Aladdin: an analysis

Here’s a post by Mari Ness, taking apart Disney’s Aladdin, as is her habit with nostalgic favorites. Not that she hates the film or anything, but her posts do always make me look at a film (or book) in new ways, as she discusses behind the scenes bits and reinterprets plot points.

My favorite tidbit:

Animators … more tentatively decided to try to animate a tiger again. Unfortunately, although computer assisted animation had managed wonders for backgrounds, camera movements, and creating the illusion of a camera speeding through paintings, it had not yet reached the point where it could make animating stripes easy or cheap. As a result, the tiger was eliminated from several scenes, and made to sit very quietly, only moving his head, in others. Animators over on The Lion King hastily reduced the number of zebras.

I always did regret how little space the tiger got! This explains the lack of general tiger coolness in the movie! Also, can’t you just *see* animators zipping over to The Lion King to erase zebras?

Of course I loved Robin Williams as the genie, but I had no idea that, as Ness points out:

Disney also ran into trouble with Robin Williams, who had agreed to do the film at far below his usual rates—as long as Disney did not use his name while marketing and promoting the film. Disney did use his name, leading to a feud that ended only when Joe Roth, who had replaced Jeffrey Katzenberg as the Chairman of Walt Disney Studios, publicly apologized.

That’s interesting, and honestly, I can see both sides. Revealing Robin Williams beforehand must have been just an overwhelming temptation, but certainly if I’d been Williams, I’d have been seriously ticked off.

Anyway, this post does a great job taking the movie apart and putting it back together so that it looks a little different to me. I think Ness writes my favorite posts at tor.com.

Next up, I see Mari Ness says she’s going to take a look at The Lion King. I’ll have to keep an eye out. I really disliked the movie and I’d like to know how many of my thoughts about it get echoed in her post. I will say: I don’t expect Ness to mind the terrible portrayal of lion behavior. I mean, making the bad guy an uncle. An uncle! As if. With lions, no social bond is more important than the one between brothers.

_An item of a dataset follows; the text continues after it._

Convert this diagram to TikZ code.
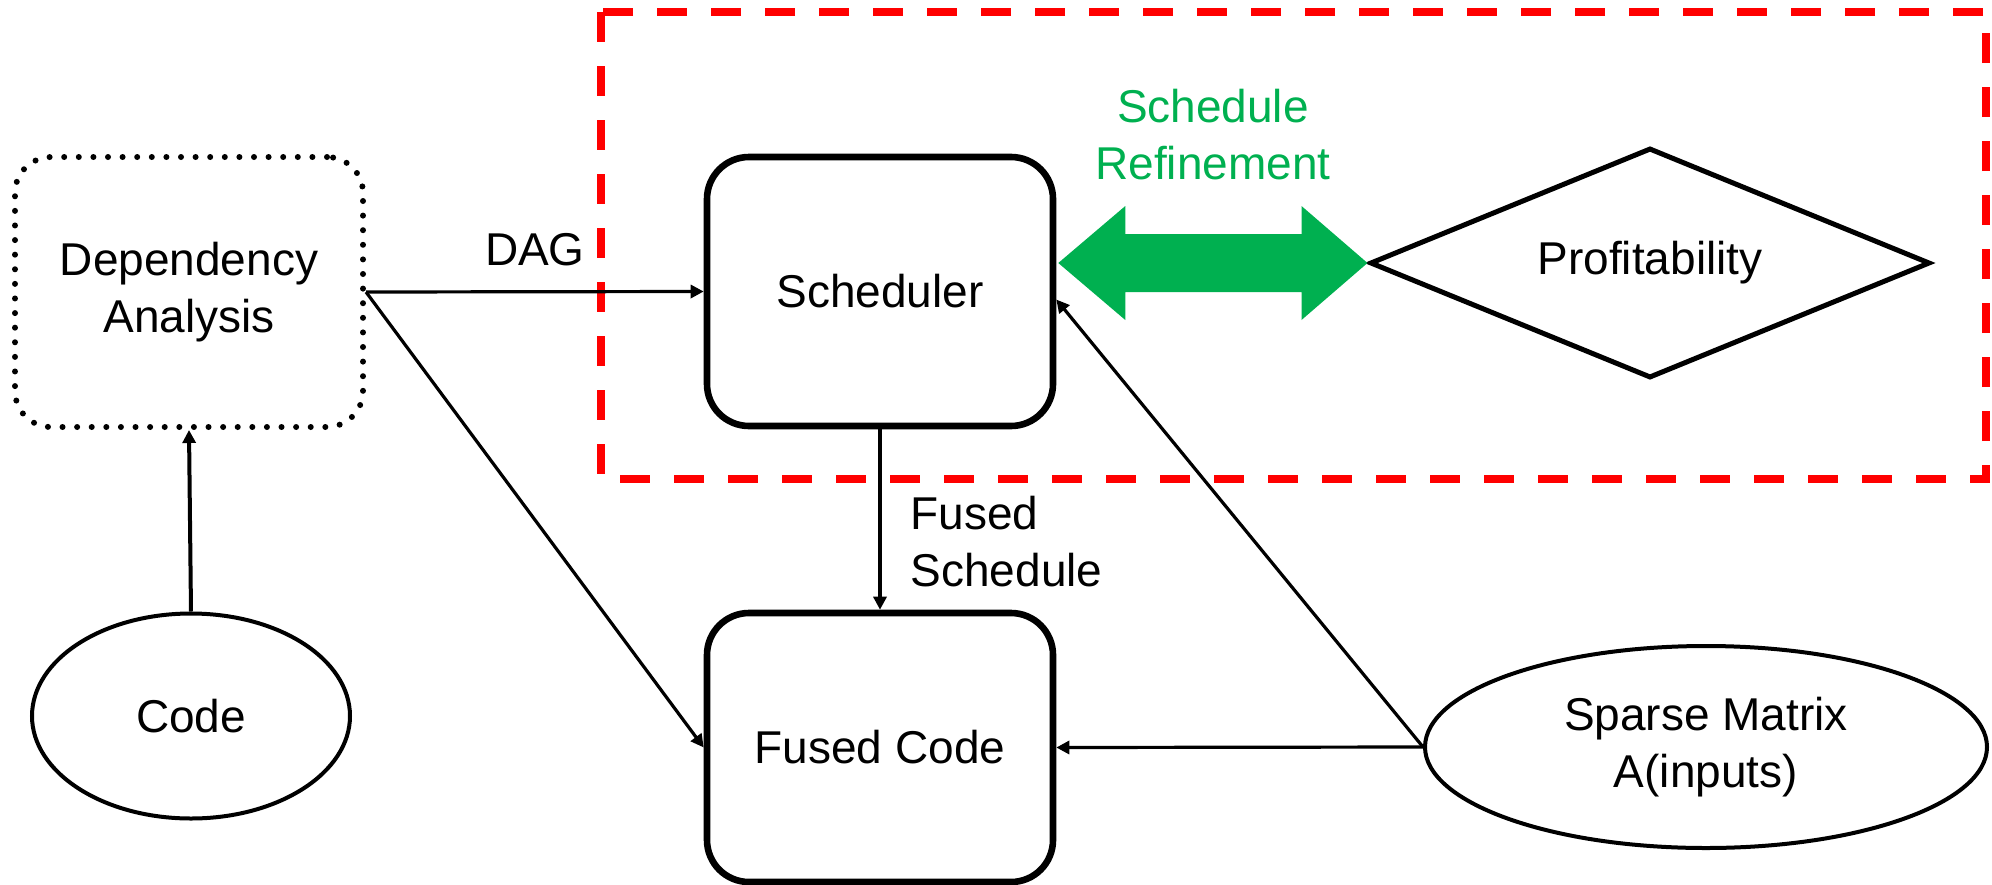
\documentclass[tikz,border=0pt]{standalone}
\usepackage{fontspec}
\setmainfont{Liberation Sans}
\usetikzlibrary{arrows.meta,shapes.geometric,calc}
\definecolor{refgreen}{RGB}{0,176,80}
\definecolor{refred}{RGB}{255,0,0}
\begin{document}
\begin{tikzpicture}[x=0.5pt,y=-0.5pt,
  lbl/.style={font=\fontsize{23}{28.5}\selectfont},
  procbox/.style={draw, line width=3.3pt, rounded corners=21pt,
    minimum width=173pt, minimum height=134.5pt, align=center, lbl},
  depbox/.style={draw, line width=3pt, dash pattern=on 0pt off 7.3pt,
    line cap=round, rounded corners=18pt, minimum width=174pt,
    minimum height=135pt, align=center, lbl},
  dataell/.style={draw, ellipse, line width=2pt, inner sep=0pt, align=center, lbl},
  decision/.style={draw, diamond, line width=2.5pt, shape aspect=2.4,
    minimum width=280pt, minimum height=115pt, inner sep=0pt, lbl},
  conn/.style={line width=1.6pt, -{Triangle[length=6.5pt,width=6.5pt]}},
  frame/.style={draw=refred, line width=4pt, dash pattern=on 15pt off 12pt}
]
\useasboundingbox (0,0) rectangle (1992,884);

% optimisation region
\draw[frame] (601,12) rectangle (1986,479);

% nodes
\node[depbox] (dep) at (189,292) {Dependency\\Analysis};
\node[procbox] (sched) at (880,291.5) {Scheduler};
\node[procbox] (fused) at (880,747.5) {Fused Code};
\node[decision] (prof) at (1650,263) {Profitability};
\node[dataell, minimum width=159pt, minimum height=102.5pt] (code) at (191,716) {Code};
\node[dataell, minimum width=281pt, minimum height=101pt] (sparse) at (1706,747) {Sparse Matrix\\A(inputs)};

% refinement loop between scheduler and profitability model
\coordinate (gl) at ($(sched.east |- prof.west)+(2,0)$);
\coordinate (gr) at (prof.west);
\fill[refgreen] (gl) -- ($(gl)+(67,-57)$) -- ($(gl)+(67,-29)$) -- ($(gr)+(-66,-29)$)
  -- ($(gr)+(-66,-57)$) -- (gr) -- ($(gr)+(-66,57)$) -- ($(gr)+(-66,29)$)
  -- ($(gl)+(67,29)$) -- ($(gl)+(67,57)$) -- cycle;
\node[lbl, text=refgreen, align=center, inner sep=0pt] (refine)
  at ($(gl)!0.5!(gr)+(0,-128)$) {Schedule\\Refinement};

% connectors
\draw[conn] (dep.east) -- node[lbl, midway, above=12pt, inner sep=0pt] (daglbl) {DAG} (sched.west);
\draw[conn] (dep.east) -- (fused.west);
\draw[conn, line width=2pt] (code.north) -- (dep.south);
\draw[conn] (sched.south) -- node[lbl, pos=0.62, anchor=west, xshift=14.5pt,
  inner sep=0pt, align=left] (fslbl) {Fused\\Schedule} (fused.north);
\draw[conn] (sparse.west) -- (fused.east);
\draw[conn] (sparse.west) -- ($(sched.east)+(0,8)$);
\end{tikzpicture}
\end{document}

Well, that sort of critique is for people into animal behavior, of course. When I saw it, with a friend, in grad school, we walked out of the theater and immediately redesigned the plot so it would work dramatically while still allowing the lions to behave more like lions all through.

Getting the lions wrong is not why I didn’t like the film, though. So I really will be interested in what Ness has to say about it.